## Written instruction:
Give the data below again exactly as written, without its pictures.
====== Data section
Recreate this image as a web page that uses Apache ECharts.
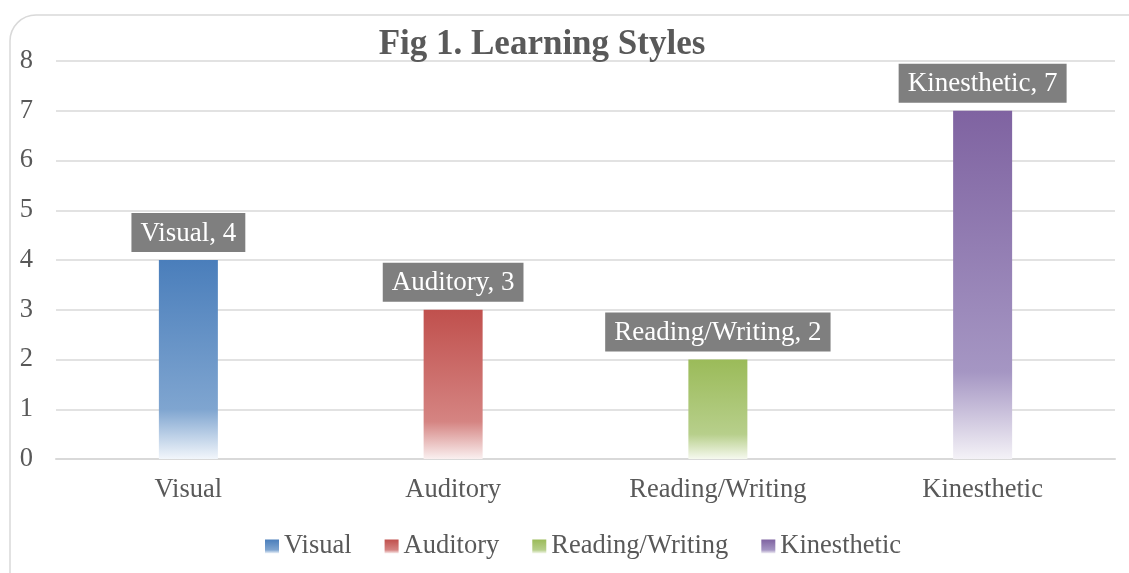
<!DOCTYPE html>
<html><head><meta charset="utf-8">
<script src="https://cdn.jsdelivr.net/npm/echarts@6/dist/echarts.min.js"></script>
<style>html,body{margin:0;padding:0;background:#fff}#c{width:1129px;height:573px}</style>
</head><body><div id="c"></div>
<script>
const categories = ['Visual', 'Auditory', 'Reading/Writing', 'Kinesthetic'];
const values = [4, 3, 2, 7];
const seriesNames = ['Visual', 'Auditory', 'Reading/Writing', 'Kinesthetic'];
const topColors = ['#4a7ebb', '#c0504d', '#9bbb59', '#7f63a1'];
const midColors = ['#7fa5d0', '#d58482', '#b7cf8b', '#a596c3'];
const endColors = ['#f2f6fb', '#faf0f0', '#f6f9ef', '#f4f2f7'];
const yTicks = [0, 8, 1];

const font = '"Liberation Serif", "Times New Roman", serif';
const chart = echarts.init(document.getElementById('c'), null, {renderer: 'canvas'});

function grad(i) {
  return new echarts.graphic.LinearGradient(0, 0, 0, 1, [
    {offset: 0, color: topColors[i]},
    {offset: 0.75, color: midColors[i]},
    {offset: 1, color: endColors[i]}
  ]);
}

const series = seriesNames.map((name, i) => ({
  name: name,
  type: 'bar',
  stack: 'all',
  barWidth: 59,
  data: categories.map((c, j) => (j === i ? values[i] : '-')),
  itemStyle: {color: grad(i)},
  label: {
    show: true,
    position: 'top',
    distance: 8,
    formatter: '{a}, {c}',
    color: '#ffffff',
    backgroundColor: '#7f7f7f',
    padding: [7, 9, 5, 9],
    fontFamily: font,
    fontSize: 27
  }
}));

chart.setOption({
  animation: false,
  graphic: [{
    type: 'rect',
    shape: {x: 10, y: 15, width: 1160, height: 600, r: 26},
    style: {fill: 'none', stroke: '#d9d9d9', lineWidth: 1.5},
    z: -1
  }],
  title: {
    text: 'Fig 1. Learning Styles',
    left: 537,
    textAlign: 'center',
    top: 22,
    textStyle: {fontFamily: font, fontSize: 35, fontWeight: 'bold', color: '#595959'}
  },
  legend: {
    data: seriesNames,
    icon: 'rect',
    left: 260,
    top: 528,
    itemWidth: 14,
    itemHeight: 14,
    itemGap: 33,
    textStyle: {fontFamily: font, fontSize: 26.5, color: '#595959'}
  },
  grid: {left: 56, right: 14, top: 61, bottom: 114},
  xAxis: {
    type: 'category',
    data: categories,
    axisLine: {lineStyle: {color: '#d9d9d9', width: 2}},
    axisTick: {show: false},
    axisLabel: {fontFamily: font, fontSize: 26.5, color: '#595959', margin: 18}
  },
  yAxis: {
    type: 'value',
    min: yTicks[0],
    max: yTicks[1],
    interval: yTicks[2],
    axisLine: {show: false},
    axisTick: {show: false},
    splitLine: {lineStyle: {color: '#d9d9d9', width: 1.5}},
    axisLabel: {fontFamily: font, fontSize: 26.5, color: '#595959', margin: 23}
  },
  series: series
});
</script></body></html>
============
## Result of this exercise:
Recreate this image as a web page that uses Apache ECharts.
<!DOCTYPE html>
<html><head><meta charset="utf-8">
<script src="https://cdn.jsdelivr.net/npm/echarts@6/dist/echarts.min.js"></script>
<style>html,body{margin:0;padding:0;background:#fff}#c{width:1129px;height:573px}</style>
</head><body><div id="c"></div>
<script>
const categories = ['Visual', 'Auditory', 'Reading/Writing', 'Kinesthetic'];
const values = [4, 3, 2, 7];
const seriesNames = ['Visual', 'Auditory', 'Reading/Writing', 'Kinesthetic'];
const topColors = ['#4a7ebb', '#c0504d', '#9bbb59', '#7f63a1'];
const midColors = ['#7fa5d0', '#d58482', '#b7cf8b', '#a596c3'];
const endColors = ['#f2f6fb', '#faf0f0', '#f6f9ef', '#f4f2f7'];
const yTicks = [0, 8, 1];

const font = '"Liberation Serif", "Times New Roman", serif';
const chart = echarts.init(document.getElementById('c'), null, {renderer: 'canvas'});

function grad(i) {
  return new echarts.graphic.LinearGradient(0, 0, 0, 1, [
    {offset: 0, color: topColors[i]},
    {offset: 0.75, color: midColors[i]},
    {offset: 1, color: endColors[i]}
  ]);
}

const series = seriesNames.map((name, i) => ({
  name: name,
  type: 'bar',
  stack: 'all',
  barWidth: 59,
  data: categories.map((c, j) => (j === i ? values[i] : '-')),
  itemStyle: {color: grad(i)},
  label: {
    show: true,
    position: 'top',
    distance: 8,
    formatter: '{a}, {c}',
    color: '#ffffff',
    backgroundColor: '#7f7f7f',
    padding: [7, 9, 5, 9],
    fontFamily: font,
    fontSize: 27
  }
}));

chart.setOption({
  animation: false,
  graphic: [{
    type: 'rect',
    shape: {x: 10, y: 15, width: 1160, height: 600, r: 26},
    style: {fill: 'none', stroke: '#d9d9d9', lineWidth: 1.5},
    z: -1
  }],
  title: {
    text: 'Fig 1. Learning Styles',
    left: 537,
    textAlign: 'center',
    top: 22,
    textStyle: {fontFamily: font, fontSize: 35, fontWeight: 'bold', color: '#595959'}
  },
  legend: {
    data: seriesNames,
    icon: 'rect',
    left: 260,
    top: 528,
    itemWidth: 14,
    itemHeight: 14,
    itemGap: 33,
    textStyle: {fontFamily: font, fontSize: 26.5, color: '#595959'}
  },
  grid: {left: 56, right: 14, top: 61, bottom: 114},
  xAxis: {
    type: 'category',
    data: categories,
    axisLine: {lineStyle: {color: '#d9d9d9', width: 2}},
    axisTick: {show: false},
    axisLabel: {fontFamily: font, fontSize: 26.5, color: '#595959', margin: 18}
  },
  yAxis: {
    type: 'value',
    min: yTicks[0],
    max: yTicks[1],
    interval: yTicks[2],
    axisLine: {show: false},
    axisTick: {show: false},
    splitLine: {lineStyle: {color: '#d9d9d9', width: 1.5}},
    axisLabel: {fontFamily: font, fontSize: 26.5, color: '#595959', margin: 23}
  },
  series: series
});
</script></body></html>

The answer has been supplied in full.